Gysbert Behagen (8 March 1725 - 17 December 1783) was a German-Danish merchant, ship owner and director of Danish Asia Company. His home at Strandgade 26 in the Christianshavn neighbourhood of Copenhagen is known as Behagen's House (Danish: Behagens Gård) after him.

==Biography==
Behagen was born in Hamburg, the son of wine merchant Anthony Behagen (1687–1727) and Petronelle Elisabeth Mestecker (1703–1778). His father died when he was two years old. His mother later moved to Copenhagen where she married the wealthy merchant Joost van Hemert in 1732. Behagen joined his step father's company. He married Elisabeth Gertrud Wasserfall on 9 April 1755 in the Reformed Church in Copenhagen.

==Career==
Behagen became an agent and a wholesaler (grosserer) in 1760 and was also active in Kurantbanken where he held several trusted posts. In 1764, he obtained a royal licence to establish a sugar refinery at his house in Strandgade.

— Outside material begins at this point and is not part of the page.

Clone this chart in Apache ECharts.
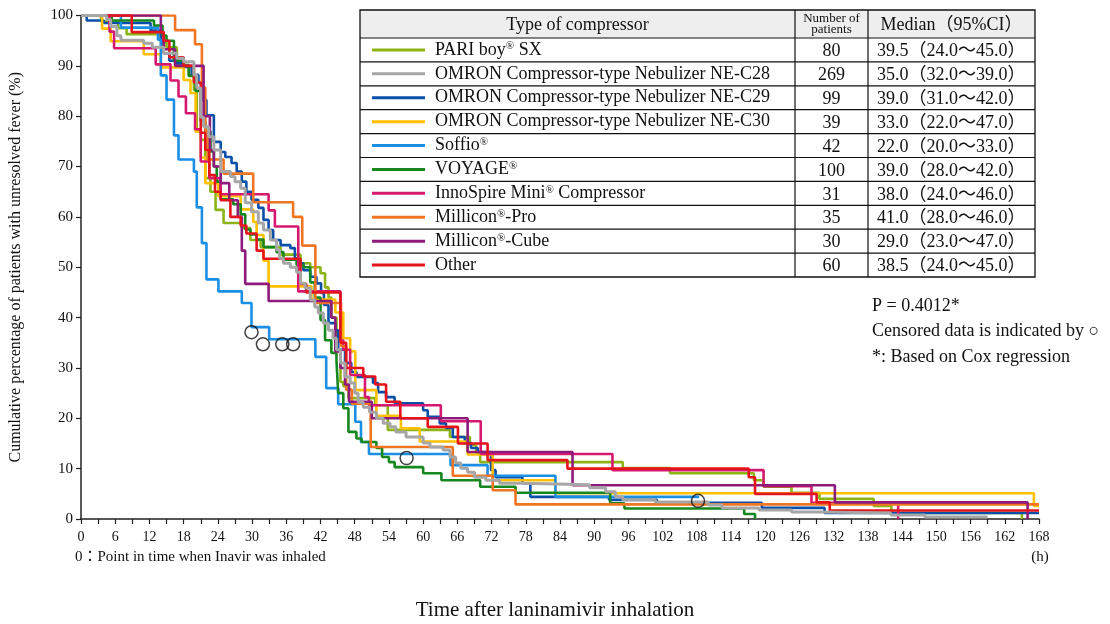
<!DOCTYPE html>
<html><head><meta charset="utf-8">
<script src="https://cdn.jsdelivr.net/npm/echarts/dist/echarts.min.js"></script>
<style>html,body{margin:0;padding:0;background:#fff}#c{width:1110px;height:624px}</style>
</head><body><div id="c"></div><script>
// ---- Data (time h, cumulative % with unresolved fever) ----
const pariBoy = [[0,100],[3.5,98.8],[6.5,97.5],[8,96.3],[14,94.7],[15,93.7],[16.8,90.2],[18.9,88.2],[19.8,85.2],[20.3,77.3],[21,75.3],[21.8,67.7],[22.7,65],[23.6,61.4],[25,58.8],[28.2,57.8],[29.7,55.4],[31.5,54],[35,52.5],[38.5,50.8],[40.2,50],[42,48.8],[42.8,46],[43.4,44],[43.9,40],[44.8,33.6],[45.5,27.2],[46,26.4],[46.9,24],[51.6,22.6],[53.8,17.7],[64.7,16.3],[68.2,14.7],[69.3,13.1],[70,11.3],[95,10.1],[103.3,9.1],[118,7.7],[119.7,6.4],[124.6,5.2],[129.5,4],[139,2.6],[142.1,1.2],[165,0]];
const omronC28 = [[0,100],[4.5,99.2],[5.2,97.8],[6.3,96],[7,95.1],[11,94.5],[12.5,93.7],[14.5,92.5],[16.8,91.5],[18,90.8],[19.8,88.2],[20.3,85.6],[21,79.8],[21.5,77.9],[22.4,75.9],[23.3,73.3],[24.5,69],[26.2,68],[27,67],[28,65.7],[28.8,62.8],[29.9,61],[31.1,58.8],[32,57.4],[33.2,55.4],[34.3,53.5],[34.8,51.8],[35.5,50.8],[36.7,50],[37.8,49],[38.5,46.8],[39.3,45.9],[40.2,43.5],[41,42.1],[41.6,40.9],[42.5,38.9],[43.4,37.5],[44.2,35.9],[44.8,33.6],[45.5,31],[46.3,28.2],[47.2,27],[48,25],[48.6,23.2],[49.5,22.2],[50.6,21.2],[51.8,20],[53,19],[54.2,18.3],[55.2,17.3],[57,16.3],[60,15.1],[61.2,14.3],[63.5,13.7],[64.7,12.3],[65.7,11.1],[66.6,10.1],[67.8,9.3],[69,8.3],[71,7.7],[73.4,7.1],[77.4,6.8],[89.2,6.2],[92,5.4],[93.7,4.4],[95,3.8],[100.7,3.4],[110,2.8],[112.4,2.2],[118.9,1.8],[124.6,1.4],[129.5,1.2],[142,0.8],[148,0.4],[159,0.4]];
const omronC29 = [[0,100],[1,99],[4,98.5],[12.2,97],[14,95],[14.5,92.5],[15.5,91],[16.5,90.5],[18,89.8],[19.4,88.2],[20.6,86.6],[21.2,83.2],[22,80.2],[23.3,74.9],[24.5,72.9],[25.3,71.9],[26.4,70.7],[27.3,69],[28.2,67],[29,65],[29.9,63.4],[31.1,61.8],[32,59.4],[32.9,57.4],[33.7,55.4],[35,54.4],[36.7,53.8],[37.5,51.8],[38.2,50.8],[39,49.4],[40.2,48.1],[41.3,46.8],[42.1,44.9],[42.6,42.5],[43.4,38.9],[44.6,37.5],[45.1,33.6],[46.3,31],[47.4,29.2],[48.3,28.2],[51.2,27],[52.1,25.2],[53.5,24.2],[55,23],[60,21.6],[60.8,20.3],[62.9,19],[64,18.1],[65.2,16.3],[67.3,15.1],[68.4,14.1],[69.6,13.3],[71.9,9.7],[72.7,8.3],[77.4,7.1],[78.8,4.4],[92.6,3.8],[101,3.2],[119.4,2.2],[130.4,1.2],[168,1.2]];
const omronC30 = [[0,100],[3.7,97.4],[5.2,94.9],[11,92.3],[14,89.7],[18,87.2],[19.2,84.6],[20.1,76.9],[21,71.8],[21.8,66.7],[24.1,64.1],[28,61.5],[30.2,59],[30.8,56.4],[32,51.3],[32.9,46.2],[40.4,43.6],[44.6,41],[46,35.9],[47.2,33.3],[48.1,25.6],[51.8,20.5],[56.1,18],[59.4,15.4],[67.8,12.8],[72.2,7.7],[83.2,5.1],[167.1,2.6],[168,2.6]];
const soffio = [[0,100],[7,97.6],[13.5,95.2],[14,88.1],[15,83.3],[16.3,76.2],[17.1,71.4],[19.8,69],[20.3,61.9],[21.2,54.8],[22,47.6],[24.1,45.2],[28.2,42.9],[29.9,38.1],[33,35.7],[41.1,32.2],[43,26],[45.1,22.8],[48.1,19.3],[49.1,15.3],[50.5,12.9],[64.8,10.7],[71.3,8.6],[83.2,4.4],[108.4,4.4]];
const voyage = [[0,100],[5.4,99],[12.8,98],[14.3,96],[15,95],[16.3,91],[18,90],[18.9,88],[20.1,85],[21,79],[21.8,77],[22.7,73],[23.3,70],[23.8,67],[24.5,63.5],[26.7,62.5],[28,60.5],[28.8,57.5],[29.7,56.5],[30.8,55.5],[32,54],[34.3,53],[35.5,51.5],[37.8,50.5],[39,50],[40.2,47],[41,44],[42,39.5],[42.8,35.5],[43.9,33],[44.8,31.5],[45.1,25],[46,22],[46.9,17.3],[48.3,16],[49.2,15.3],[51.8,14.1],[52.8,12.3],[54,11.3],[55,10.3],[60,9.1],[63.2,7.7],[70,6.4],[76.2,5.2],[92.8,3.1],[95.3,2.1],[116.3,1],[118.2,0]];
const innoSpire = [[0,100],[5,96.8],[5.8,93.5],[13.1,90.3],[15.7,87.1],[17.1,83.9],[18.4,80.6],[20,77.4],[21,71],[22.5,67.7],[24.5,64.5],[32.9,61.3],[34,58.1],[38.1,45.2],[45.5,35.5],[46,33.6],[47.2,28.6],[49.8,24.2],[50.5,22.6],[63.1,19.4],[70.1,12.9],[93.2,9.7],[119.7,6.5],[128.1,3.2],[143.3,0]];
const millPro = [[0,100],[16.5,97.1],[20,94.3],[21.2,85.7],[21.8,77.1],[22.2,71.4],[25,68.6],[30.2,62.9],[37.2,60],[38.8,54.3],[41.1,42.9],[45.6,34.3],[46.5,25.7],[47.5,22.9],[50.8,14.3],[65.2,8.6],[72.2,5.7],[76.2,2.9],[168,2.9]];
const millCube = [[0,100],[14,96.7],[14.5,93.3],[16.5,90],[21.5,80],[22.6,73.3],[23.3,70],[24.5,66.7],[26,63.3],[27.5,60],[28.2,53.3],[28.8,46.7],[32.9,43.3],[43.9,40],[44.6,33.3],[45.5,30],[46.3,26.7],[47,23.3],[51,20],[67.8,13.3],[86.2,6.7],[132.2,3.3],[166,0]];
const other = [[0,100],[8.9,96.7],[14.5,95],[15.5,91.7],[18,90],[19.8,86.7],[21,76.7],[21.8,73.3],[22.5,68.3],[23.5,65],[24.5,63.3],[26.2,60],[28,58.3],[29,56.7],[30.8,53.3],[32,51.7],[38.5,46.7],[39.5,45],[45.5,35],[46.5,30],[49.5,28.3],[51.6,26.7],[53.5,23.3],[56,20],[60.8,18.3],[66.1,15],[71.3,11.7],[85.3,10],[117.1,8.3],[118.2,5],[129,3.3],[131.3,1.7],[168,1.7]];
const censored = [[29.9,37.1],[31.9,34.7],[35.3,34.7],[37.2,34.7],[57.1,12.1],[108.2,3.6]];

const seriesNames = ['PARI boy® SX','OMRON Compressor-type Nebulizer NE-C28','OMRON Compressor-type Nebulizer NE-C29','OMRON Compressor-type Nebulizer NE-C30','Soffio®','VOYAGE®','InnoSpire Mini® Compressor','Millicon®-Pro','Millicon®-Cube','Other'];
const seriesData = [pariBoy, omronC28, omronC29, omronC30, soffio, voyage, innoSpire, millPro, millCube, other];
const patientCounts = ['80','269','99','39','42','100','31','35','30','60'];
const medianCI = ['39.5（24.0～45.0）','35.0（32.0～39.0）','39.0（31.0～42.0）','33.0（22.0～47.0）','22.0（20.0～33.0）','39.0（28.0～42.0）','38.0（24.0～46.0）','41.0（28.0～46.0）','29.0（23.0～47.0）','38.5（24.0～45.0）'];
const seriesColors = ['#8cb414','#a6a6a6','#0a4fa8','#ffc000','#1a8fe3','#16861f','#d6186e','#f07522','#8e1a7c','#e3141b'];
const xTickStep = 3, xLabelStep = 6, xMax = 168;
const yMax = 100, yStep = 10;
const notes = ['P = 0.4012*','Censored data is indicated by ○','*: Based on Cox regression'];

const SERIF = "'Liberation Serif','Noto Sans CJK JP',serif";
const chart = echarts.init(document.getElementById('c'), null, {renderer:'canvas'});

const series = seriesData.map((d, i) => ({
  type:'line', name: seriesNames[i], data: d, step:'end', showSymbol:false,
  lineStyle:{color: seriesColors[i], width: i === 1 ? 3 : 2.6},
  itemStyle:{color: seriesColors[i]}, z: i === 1 ? 4 : 3, silent:true
}));
series.push({type:'scatter', data: censored, symbol:'circle', symbolSize:13,
  itemStyle:{color:'rgba(255,255,255,0)', borderColor:'#111', borderWidth:1.5}, z:10});

// ---- table legend drawn as graphic ----
const G = [];
const TL=360, TR=1035, TT=10, HH=28, RH=23.9, C1=795, C2=868;
const TB = TT + HH + RH*seriesNames.length;
G.push({type:'rect', shape:{x:TL,y:TT,width:TR-TL,height:HH}, style:{fill:'#eeeeee'}});
G.push({type:'rect', shape:{x:TL,y:TT,width:TR-TL,height:TB-TT}, style:{fill:'none',stroke:'#111',lineWidth:1.3}});
for (let i=0;i<seriesNames.length;i++){
  const y = TT+HH+RH*i;
  G.push({type:'line', shape:{x1:TL,y1:y,x2:TR,y2:y}, style:{stroke:'#111',lineWidth:1.2}});
}
[C1,C2].forEach(x=>G.push({type:'line', shape:{x1:x,y1:TT,x2:x,y2:TB}, style:{stroke:'#111',lineWidth:1.2}}));
G.push({type:'text', style:{text:'Type of compressor', x:(TL+C1)/2, y:TT+HH/2+1, align:'center', verticalAlign:'middle', font:"18px "+SERIF, fill:'#111'}});
G.push({type:'text', style:{text:'Number of\npatients', x:(C1+C2)/2, y:TT+HH/2, align:'center', verticalAlign:'middle', font:"13px "+SERIF, lineHeight:11.5, fill:'#111'}});
G.push({type:'text', style:{text:'Median（95%CI）', x:(C2+TR)/2, y:TT+HH/2+1, align:'center', verticalAlign:'middle', font:"18px "+SERIF, fill:'#111'}});
seriesNames.forEach((nm,i)=>{
  const cy = TT+HH+RH*i+RH/2;
  G.push({type:'line', shape:{x1:372,y1:cy,x2:425,y2:cy}, style:{stroke:seriesColors[i],lineWidth:3}});
  const rich = nm.replace(/®/g,'{s|®}');
  G.push({type:'text', style:{text:rich, x:435, y:cy, align:'left', verticalAlign:'middle', fontFamily:SERIF, fontSize:18, fill:'#111',
    rich:{s:{fontSize:11, verticalAlign:'top', fontFamily:SERIF, fill:'#111'}}}});
  G.push({type:'text', style:{text:patientCounts[i], x:(C1+C2)/2, y:cy+1.5, align:'center', verticalAlign:'middle', font:"18px "+SERIF, fill:'#111'}});
  G.push({type:'text', style:{text:medianCI[i], x:877, y:cy+1.5, align:'left', verticalAlign:'middle', font:"18px "+SERIF, fill:'#111'}});
});
notes.forEach((t,i)=>G.push({type:'text', style:{text:t, x:872, y:306+i*25.5, align:'left', verticalAlign:'middle', font:"18px "+SERIF, fill:'#111'}}));
G.push({type:'text', style:{text:'0：Point in time when Inavir was inhaled', x:75, y:557, align:'left', verticalAlign:'middle', font:"15px "+SERIF, fill:'#111'}});
G.push({type:'text', style:{text:'(h)', x:1040, y:557, align:'center', verticalAlign:'middle', font:"15px "+SERIF, fill:'#111'}});
G.push({type:'text', style:{text:'Time after laninamivir inhalation', x:555, y:610, align:'center', verticalAlign:'middle', font:"21px "+SERIF, fill:'#111'}});

chart.setOption({
  animation:false,
  backgroundColor:'#fff',
  grid:{left:77, right:71, top:15.5, bottom:105, containLabel:false},
  xAxis:{type:'value', min:0, max:xMax, interval:xTickStep,
    axisLine:{show:true, lineStyle:{color:'#222', width:1.5}},
    axisTick:{show:true, length:5, lineStyle:{color:'#222', width:1.2}},
    axisLabel:{margin:11, fontFamily:SERIF, fontSize:14, color:'#111', formatter:v => (v % xLabelStep === 0 ? String(v) : '')},
    splitLine:{show:false}},
  yAxis:{type:'value', min:0, max:yMax, interval:yStep,
    axisLine:{show:true, lineStyle:{color:'#222', width:1.5}},
    axisTick:{show:true, length:5, lineStyle:{color:'#222', width:1.2}},
    axisLabel:{margin:8, fontFamily:SERIF, fontSize:15, color:'#111'},
    splitLine:{show:false},
    name:'Cumulative percentage of patients with unresolved fever (%)', nameLocation:'middle', nameGap:57,
    nameTextStyle:{fontFamily:SERIF, fontSize:16, color:'#111'}},
  series: series,
  graphic: G
});
</script></body></html>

In 1769, he became a member of the board of directors of the Danish Asia Company. When the octroi was up for renewal in 1772, many stakeholders expressed their dissatisfaction with the management and a new board was elected.

== Later life==
In 1776, he became etatsråd and in 1782 he was ennobled with a right to use a coat of arms dating from his ancestors. He died on 17 December 1783 and is buried in the graveyard of the Reformed Church in Copenhagen.